Teachers are Human, but Don’t Let Them Know that You Know This
I grew up in the house with a school teacher. The rule in my house is/was, the teacher is right. It doesn’t matter what your side of the story looks or sounds like, the teacher is the one with the authority and you do as he/she says and that’s the end of that lesson in life. Now, go out into the big world of school and do what you are told.
And, I abided by it. I truly did. I didn’t get in trouble at school for talking (which I’m sure you all can see from my entries that I am a talker) although my son gets in trouble almost daily for talking. I did not get in trouble at all in school with the exception of the one time this boy and I kissed under the Mistletoe. I didn’t try to deny it and I knew my parents were going to kill me. Actually, I knew my mother was going to kill me and my father was going to laugh at me. And, that’s exactly what happened.
But other than that, I never saw the teacher reprimand me for something. Never! That’s because my father taught me that the teachers is always right.
When I started teaching school, I assumed that the rest of the children in the world knew this rule. They did not. Their parents did not. And, as Michelle Lamar and Molly Wendland discuss in their book, the best thing for you to learn and to teach your child to learn is this, “Don’t tell the Teacher that He or She “Must be Mistaken”.
Let me tell you why, because that teacher spends more time in 5 days with your child than you do in 7. He/she knows exactly what he/she is capable of and knows exactly what he/she can and will do. If by chance, the teacher makes a mistake, it may take him/her a while to learn the error of his/her ways, but the truth will come out and you certainly don’t want to be the one who has to say I’m sorry. Your child will be scarred for life.

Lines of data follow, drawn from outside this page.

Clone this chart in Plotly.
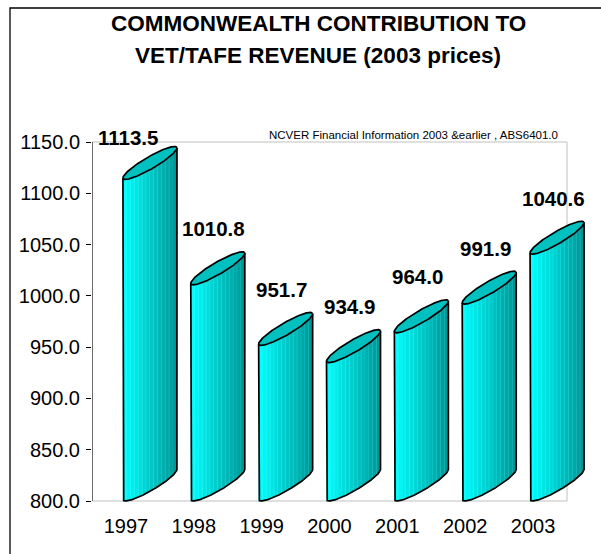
import numpy as np
import plotly.graph_objects as go

# ---------------- data ----------------
years = ["1997", "1998", "1999", "2000", "2001", "2002", "2003"]
values = [1113.5, 1010.8, 951.7, 934.9, 964.0, 991.9, 1040.6]
y_ticks = [800, 850, 900, 950, 1000, 1050, 1100, 1150]
y_tick_labels = [f"{v:.1f}" for v in y_ticks]
title_lines = ["COMMONWEALTH CONTRIBUTION TO", "VET/TAFE REVENUE (2003 prices)"]
source_text = "NCVER Financial Information 2003 &earlier , ABS6401.0"

# ---------------- layout geometry (pixels) ----------------
W_PX, H_PX = 601, 554
ML, MR, MT, MB = 92, 6, 130, 46
PW = W_PX - ML - MR
PH = H_PX - MT - MB
Y0, Y1 = y_ticks[0], y_ticks[-1]
Y_TOP_PX, Y_BOT_PX = 142, 501
KY = (Y_BOT_PX - Y_TOP_PX) / (Y1 - Y0)          # px per value unit
KX = 475 / len(years)                            # px per category
yr = [Y0 - ((H_PX - MB) - Y_BOT_PX) / KY, Y1 + (Y_TOP_PX - MT) / KY]
xr = [-0.5, -0.5 + PW / KX]

FONT = "Arial, 'Liberation Sans', sans-serif"


def px_x(px):
    return (px - ML) / PW


def px_y(py):
    return ((H_PX - MB) - py) / PH


# cylinder (oblique) geometry, in pixels
HALF_W, HALF_H, MINOR = 27.0, 16.5, 6.0
MAJOR = np.sqrt(HALF_W**2 + HALF_H**2 - MINOR**2)
COSF = np.sqrt((HALF_W**2 - MINOR**2) / (MAJOR**2 - MINOR**2))
SINF = np.sqrt(1 - COSF**2)
CX_OFF = 24.0  # ellipse centre offset from category centre (px)


def ell(t):
    return (MAJOR * np.cos(t) * COSF - MINOR * np.sin(t) * SINF,
            MAJOR * np.cos(t) * SINF + MINOR * np.sin(t) * COSF)


t_full = np.linspace(0, 2 * np.pi, 241)
ex, ey = ell(t_full)
ey_low = ey.min()
delta = np.arctan2(MINOR * SINF, MAJOR * COSF)
t_arc = np.linspace(np.pi - delta, 2 * np.pi - delta, 161)
arc_x, arc_y = ell(t_arc)   # lower (front) arc, left -> right


def lower(xp):
    return np.interp(xp, arc_x, arc_y)


N_STRIPS = 14
c_left = np.array([0, 255, 255])
c_right = np.array([0, 150, 150])

fig = go.Figure()

for i, v in enumerate(values):
    cx = i + CX_OFF / KX
    top_c = v + (-ey_low) / KY      # ellipse centre (value units) for cap
    bot_c = Y0 + (-ey_low) / KY      # ellipse centre for base
    xs_edges = np.linspace(arc_x[0], arc_x[-1], N_STRIPS + 1)
    for s in range(N_STRIPS):
        xa = np.linspace(xs_edges[s], xs_edges[s + 1], 8)
        top_y = top_c + lower(xa) / KY
        bot_y = bot_c + lower(xa) / KY
        px_ = np.concatenate([xa, xa[::-1]])
        py_ = np.concatenate([top_y, bot_y[::-1]])
        frac = s / (N_STRIPS - 1)
        col = c_left + (c_right - c_left) * frac
        lighter = np.minimum(col + np.array([0, 28, 28]), 255)
        fig.add_trace(go.Scatter(
            x=cx + px_ / KX, y=py_, mode="lines", fill="toself",
            fillcolor=f"rgb({int(col[0])},{int(col[1])},{int(col[2])})",
            line=dict(width=0.7, color=f"rgb({int(lighter[0])},{int(lighter[1])},{int(lighter[2])})"),
            hoverinfo="skip", showlegend=False))
    # body outline
    ox = np.concatenate([[arc_x[0]], arc_x, [arc_x[-1]]])
    oy = np.concatenate([[top_c + arc_y[0] / KY], bot_c + arc_y / KY, [top_c + arc_y[-1] / KY]])
    fig.add_trace(go.Scatter(
        x=cx + ox / KX, y=oy, mode="lines",
        line=dict(width=1.7, color="black"),
        hoverinfo="skip", showlegend=False))
    # cap
    fig.add_trace(go.Scatter(
        x=cx + ex / KX, y=top_c + ey / KY, mode="lines", fill="toself",
        fillcolor="rgb(0,192,192)", line=dict(width=1.7, color="black"),
        hoverinfo="skip", showlegend=False))

# data labels
LABEL_DX_PX, LABEL_DY_PX = 20, 56
LABEL_MAX = Y0 + (Y_BOT_PX - 137.5) / KY
annotations = []
for i, v in enumerate(values):
    ly = v + LABEL_DY_PX / KY
    dx = LABEL_DX_PX
    if ly > LABEL_MAX:
        ly = LABEL_MAX
        dx = 2.5
    annotations.append(dict(
        x=i + dx / KX, y=ly, xref="x", yref="y", text=f"<b>{v:.1f}</b>",
        showarrow=False, xanchor="center", yanchor="middle",
        font=dict(family=FONT, size=20.5, color="black")))

# title
for k, (line, py) in enumerate(zip(title_lines, [23, 55])):
    annotations.append(dict(
        x=px_x(318), y=px_y(py), xref="paper", yref="paper",
        text=f"<b>{line}</b>", showarrow=False, xanchor="center", yanchor="middle",
        font=dict(family=FONT, size=22.5, color="black")))

# source
annotations.append(dict(
    x=px_x(560), y=px_y(135), xref="paper", yref="paper", text=source_text,
    showarrow=False, xanchor="right", yanchor="middle",
    font=dict(family=FONT, size=11.5, color="black")))

shapes = [
    # chart border
    dict(type="rect", xref="paper", yref="paper",
         x0=px_x(10), x1=px_x(700), y0=px_y(8), y1=px_y(700),
         line=dict(color="black", width=1.3), layer="below"),
    # plot frame
    dict(type="rect", xref="x", yref="y", x0=-0.5, x1=len(years) - 0.5, y0=Y0, y1=Y1,
         line=dict(color="rgb(192,192,192)", width=1), layer="below"),
    # value axis line
    dict(type="line", xref="x", yref="y", x0=-0.5, x1=-0.5, y0=Y0, y1=Y1,
         line=dict(color="black", width=1), layer="above"),
]

fig.update_layout(
    width=W_PX, height=H_PX,
    margin=dict(l=ML, r=MR, t=MT, b=MB, pad=0),
    paper_bgcolor="white", plot_bgcolor="white",
    showlegend=False,
    annotations=annotations,
    shapes=shapes,
    xaxis=dict(range=xr, tickmode="array", tickvals=list(range(len(years))),
               ticktext=years, ticks="", showgrid=False, zeroline=False,
               showline=False, tickfont=dict(family=FONT, size=20, color="black"),
               ticklabelstandoff=4, fixedrange=True),
    yaxis=dict(range=yr, tickmode="array", tickvals=y_ticks, ticktext=y_tick_labels,
               ticks="outside", ticklen=5, tickcolor="black", tickwidth=1,
               showgrid=False, zeroline=False, showline=False,
               tickfont=dict(family=FONT, size=20, color="black"),
               ticklabelstandoff=2, fixedrange=True),
)

fig.write_html("out.html")
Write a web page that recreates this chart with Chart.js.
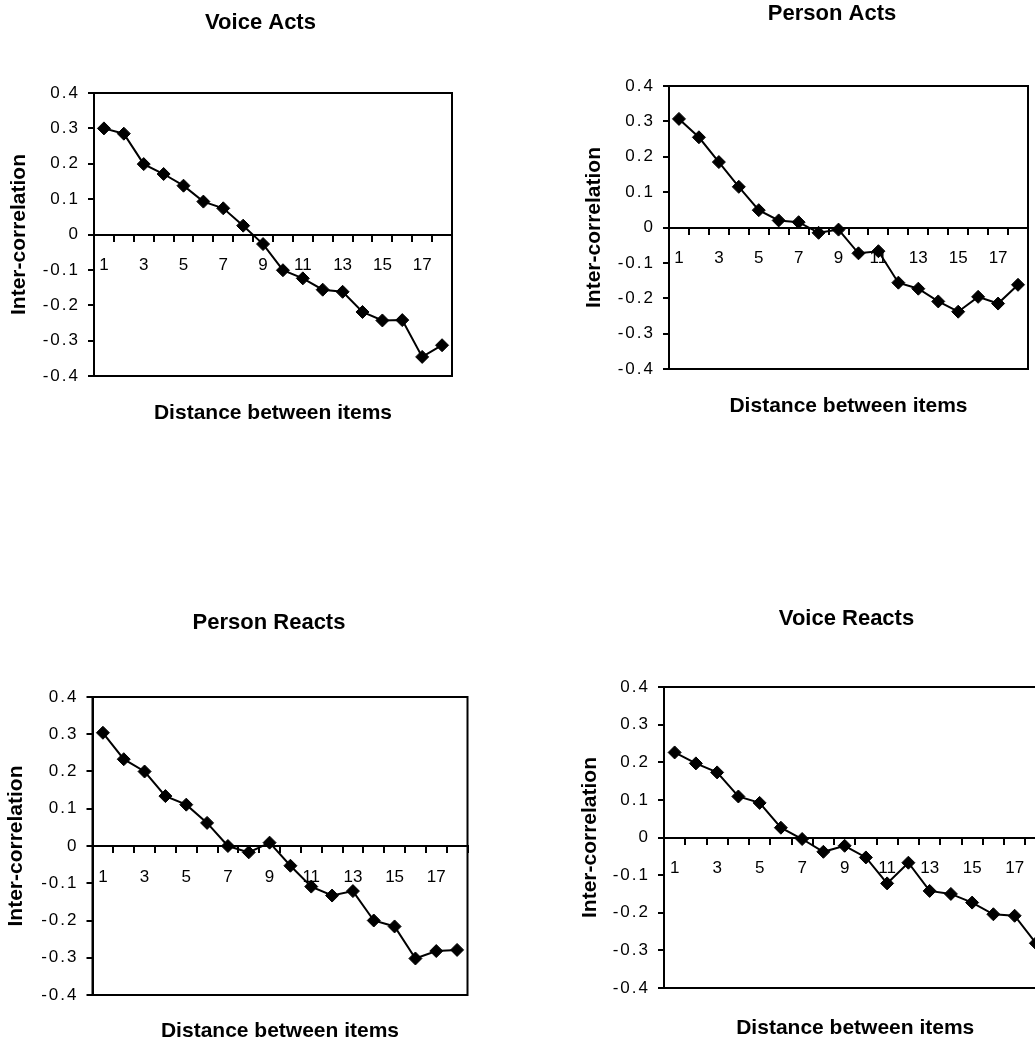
<!DOCTYPE html>
<html>
<head>
<meta charset="utf-8">
<title>Inter-correlation by distance</title>
<script src="https://cdn.jsdelivr.net/npm/chart.js@4.4.1/dist/chart.umd.min.js"></script>
<style>
  html, body { margin: 0; padding: 0; background: #fff; overflow: hidden; }
  body { width: 1035px; height: 1046px; position: relative; }
  .panel { position: absolute; }
  .panel canvas { display: block; }
</style>
</head>
<body>
<div class="panel" id="p1"><canvas id="c1"></canvas></div>
<div class="panel" id="p2"><canvas id="c2"></canvas></div>
<div class="panel" id="p3"><canvas id="c3"></canvas></div>
<div class="panel" id="p4"><canvas id="c4"></canvas></div>
<script>
// distance between items (x categories)
const distances = [1, 2, 3, 4, 5, 6, 7, 8, 9, 10, 11, 12, 13, 14, 15, 16, 17, 18];
// only odd distances get a label
const xTickLabels = ['1', '', '3', '', '5', '', '7', '', '9', '', '11', '', '13', '', '15', '', '17', ''];

// inter-correlation values
const voiceActs = [0.300, 0.285, 0.199, 0.171, 0.138, 0.093, 0.074, 0.025, -0.027, -0.101, -0.124, -0.156, -0.162, -0.219, -0.243, -0.242, -0.346, -0.313];
const personActs = [0.307, 0.255, 0.185, 0.115, 0.049, 0.020, 0.015, -0.015, -0.006, -0.073, -0.067, -0.156, -0.173, -0.209, -0.238, -0.196, -0.215, -0.162];
const personReacts = [0.304, 0.233, 0.200, 0.134, 0.111, 0.062, 0.000, -0.017, 0.009, -0.053, -0.109, -0.133, -0.121, -0.200, -0.216, -0.302, -0.282, -0.279];
const voiceReacts = [0.226, 0.197, 0.173, 0.109, 0.092, 0.026, -0.004, -0.038, -0.022, -0.053, -0.122, -0.067, -0.142, -0.150, -0.173, -0.204, -0.208, -0.281];

const yMin = -0.4;
const yMax = 0.4;
const yStep = 0.1;

const xTitle = 'Distance between items';
const yTitle = 'Inter-correlation';

const FONT = '"Liberation Sans", Arial, Helvetica, sans-serif';
const TITLE_SIZE = 22;
const AXIS_TITLE_SIZE = 21;
const TICK_SIZE = 17;

// where each panel sits on the page (canvas box + wanted plot area)
const panels = [
  { id: 'c1', wrap: 'p1', title: 'Voice Acts', values: voiceActs,
    box: { left: 6, top: 0, width: 509, height: 440 },
    area: { l: 94, r: 452, t: 93, b: 376 }, titleY: 23, yTitleX: 19, xTitleY: 413 },
  { id: 'c2', wrap: 'p2', title: 'Person Acts', values: personActs,
    box: { left: 582, top: 0, width: 500, height: 440 },
    area: { l: 669, r: 1028, t: 86, b: 369 }, titleY: 14, yTitleX: 594.5, xTitleY: 406 },
  { id: 'c3', wrap: 'p3', title: 'Person Reacts', values: personReacts,
    box: { left: 3, top: 560, width: 532, height: 486 },
    area: { l: 92.5, r: 467.5, t: 697, b: 995 }, titleY: 623, yTitleX: 16, xTitleY: 1031 },
  { id: 'c4', wrap: 'p4', title: 'Voice Reacts', values: voiceReacts,
    box: { left: 578, top: 560, width: 537, height: 486 },
    area: { l: 664, r: 1046.5, t: 687, b: 988 }, titleY: 619, yTitleX: 590.5, xTitleY: 1028 }
];

// black box round the plot area
const frame = {
  id: 'frame',
  beforeDatasetsDraw(chart) {
    const { ctx, chartArea: { left, top, right, bottom } } = chart;
    ctx.save();
    ctx.strokeStyle = '#000';
    ctx.lineWidth = 2;
    ctx.strokeRect(left, top, right - left, bottom - top);
    ctx.restore();
  }
};

// the scanned y tick labels are spread out a bit
function spreadLabels(scale) {
  if (scale._spread) return;
  const draw = scale.drawLabels.bind(scale);
  scale.drawLabels = area => {
    scale.ctx.save();
    scale.ctx.letterSpacing = '2px';
    draw(area);
    scale.ctx.restore();
  };
  scale._spread = true;
}

function buildChart(p) {
  const b = p.box, a = p.area;
  const wrap = document.getElementById(p.wrap);
  wrap.style.left = b.left + 'px';
  wrap.style.top = b.top + 'px';
  const canvas = document.getElementById(p.id);
  canvas.width = b.width;
  canvas.height = b.height;

  const titleLH = TITLE_SIZE * 1.2;
  const titlePadTop = Math.max(0, p.titleY - b.top - titleLH / 2);
  const titlePadBottom = (a.t - b.top) - titlePadTop - titleLH;
  const axisLH = AXIS_TITLE_SIZE * 1.2;
  const yTitlePad = Math.max(0, p.yTitleX - b.left - axisLH / 2);
  const xTitlePad = Math.max(0, b.top + b.height - p.xTitleY - axisLH / 2);

  return new Chart(canvas.getContext('2d'), {
    type: 'line',
    data: {
      labels: distances,
      datasets: [{
        data: p.values,
        borderColor: '#000',
        backgroundColor: '#000',
        borderWidth: 2,
        pointStyle: 'rectRot',
        pointRadius: 6.5,
        pointBorderWidth: 1,
        pointBackgroundColor: '#000',
        pointBorderColor: '#000',
        tension: 0,
        fill: false
      }]
    },
    options: {
      responsive: false,
      animation: false,
      layout: { padding: 0 },
      plugins: {
        legend: { display: false },
        tooltip: { enabled: false },
        title: {
          display: true,
          text: p.title,
          color: '#000',
          font: { family: FONT, size: TITLE_SIZE, weight: 'bold', lineHeight: 1.2 },
          padding: { top: titlePadTop, bottom: titlePadBottom }
        }
      },
      scales: {
        // category axis crossing at zero
        x: {
          axis: 'x',
          type: 'category',
          position: { y: 0 },
          offset: true,
          grid: { offset: true, drawOnChartArea: false, color: '#000', lineWidth: 2, tickLength: 6 },
          border: { color: '#000', width: 2 },
          ticks: {
            autoSkip: false,
            maxRotation: 0,
            padding: 15,
            color: '#000',
            font: { family: FONT, size: TICK_SIZE },
            callback: (v, i) => xTickLabels[i]
          }
        },
        // only carries the axis title under the plot
        xt: {
          axis: 'x',
          type: 'category',
          position: 'bottom',
          offset: true,
          grid: { display: false },
          border: { display: false },
          ticks: { display: false },
          title: {
            display: true,
            text: xTitle,
            color: '#000',
            font: { family: FONT, size: AXIS_TITLE_SIZE, weight: 'bold', lineHeight: 1.2 },
            padding: { top: 0, bottom: xTitlePad }
          },
          afterFit: s => { s.height = b.top + b.height - a.b; }
        },
        y: {
          min: yMin,
          max: yMax,
          grid: { drawOnChartArea: false, color: '#000', lineWidth: 2, tickLength: 6 },
          border: { color: '#000', width: 2 },
          ticks: {
            stepSize: yStep,
            padding: 8,
            color: '#000',
            font: { family: FONT, size: TICK_SIZE },
            callback: v => String(Number(v.toFixed(1)))
          },
          title: {
            display: true,
            text: yTitle,
            color: '#000',
            font: { family: FONT, size: AXIS_TITLE_SIZE, weight: 'bold', lineHeight: 1.2 },
            padding: { top: yTitlePad, bottom: 0 }
          },
          afterFit: s => { s.width = a.l - b.left; },
          afterUpdate: spreadLabels
        },
        // empty spacer on the right so the title centres on the whole panel
        yr: {
          axis: 'y',
          position: 'right',
          grid: { display: false },
          border: { display: false },
          ticks: { display: false },
          afterFit: s => { s.width = b.left + b.width - a.r; }
        }
      }
    },
    plugins: [frame]
  });
}

panels.forEach(buildChart);
</script>
</body>
</html>
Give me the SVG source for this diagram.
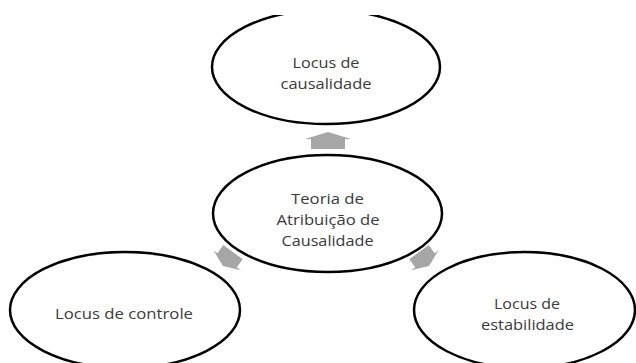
<svg xmlns="http://www.w3.org/2000/svg" width="636" height="363" viewBox="0 0 636 363">
  <style>
    .node { fill: #ffffff; stroke: #000000; stroke-width: 2.5; }
    .label { font-family: "Open Sans", "Liberation Sans", sans-serif; font-size: 14px; fill: #3a3a3a; text-anchor: middle; }
    .arrow { fill: #a6a6a6; stroke: none; }
  </style>
  <defs>
    <clipPath id="topClip">
      <rect x="0" y="15" width="636" height="348"/>
    </clipPath>
    <polygon id="arrowShape" points="0,-8.5 17,-1.5 12,-1.5 12,8.5 -12,8.5 -12,-1.5 -17,-1.5"/>
  </defs>
  <rect x="0" y="0" width="636" height="363" fill="#ffffff"/>

  <g id="connectors">
    <polygon class="arrow" points="328,132 351,139 345,139 345,149 311,149 311,139 305,139"/>
    <use href="#arrowShape" class="arrow" transform="translate(228,259) rotate(-144)"/>
    <use href="#arrowShape" class="arrow" transform="translate(424,259) rotate(144)"/>
  </g>

  <g id="node-causalidade">
    <ellipse class="node" cx="326" cy="67" rx="114" ry="57" clip-path="url(#topClip)"/>
    <text class="label" x="326" y="68" textLength="67" lengthAdjust="spacingAndGlyphs">Locus de</text>
    <text class="label" x="326" y="89" textLength="91" lengthAdjust="spacingAndGlyphs">causalidade</text>
  </g>

  <g id="node-teoria">
    <ellipse class="node" cx="327.5" cy="213.5" rx="114.5" ry="58.5"/>
    <text class="label" x="327.5" y="203.5" textLength="73" lengthAdjust="spacingAndGlyphs">Teoria de</text>
    <text class="label" x="328" y="224.5" textLength="103" lengthAdjust="spacingAndGlyphs">Atribuição de</text>
    <text class="label" x="327.5" y="245.5" textLength="92" lengthAdjust="spacingAndGlyphs">Causalidade</text>
  </g>

  <g id="node-controle">
    <ellipse class="node" cx="125" cy="310" rx="115" ry="58"/>
    <text class="label" x="124" y="319" textLength="138" lengthAdjust="spacingAndGlyphs">Locus de controle</text>
  </g>

  <g id="node-estabilidade">
    <ellipse class="node" cx="524.5" cy="310" rx="110.5" ry="58"/>
    <text class="label" x="527" y="308.5" textLength="66" lengthAdjust="spacingAndGlyphs">Locus de</text>
    <text class="label" x="527.5" y="330" textLength="93" lengthAdjust="spacingAndGlyphs">estabilidade</text>
  </g>
</svg>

For those of you who are thinking “but if I don’t defend my child, he will be scarred for life thinking I didn’t believe him” even in an opportune chance that he/she is not the one who is/was guilty, try to trust us (me,, Michelle and Wendy) on this one. Always always let the teacher be right and when he/she is wrong, let him/her be the one who has to get on his/her knees and ask forgiveness. Why is this so important, because, like I just told you above, the teacher spends way more time with your child than you do in most cases and the teacher knows what your child is capable of doing.
The White Trash Mom’s Handbook says,
Even if your kid didn’t set off the bomb in the school bathroom, do not make the mistake of immediately defending our kid. You can and should defend your child but if you immediately start telling the teacher that what that individual is telling you is wrong, you are on your way to the blacklist. Listen. Listen. Act or defend later. Thank them for letting you know.
Once you are home, you can hear more of the story and if you choose to punish your child or if you choose to make time for a conference with the teacher and administrator, then do so, but follow the rules, listen to what the teacher says without saying a world, go home, digest it and then try again.
By that time, if your child did indeed tell you the truth, some one, some little tattle tale girl with big ponytails on each side of her head will slip the teacher a note, or tell her parents who will in turn slip the teacher a note and your child will be exonerated. And, then you, the parent look like the most cooperative parent that ever crossed that teachers path.
Trust me on this one…..just trust me.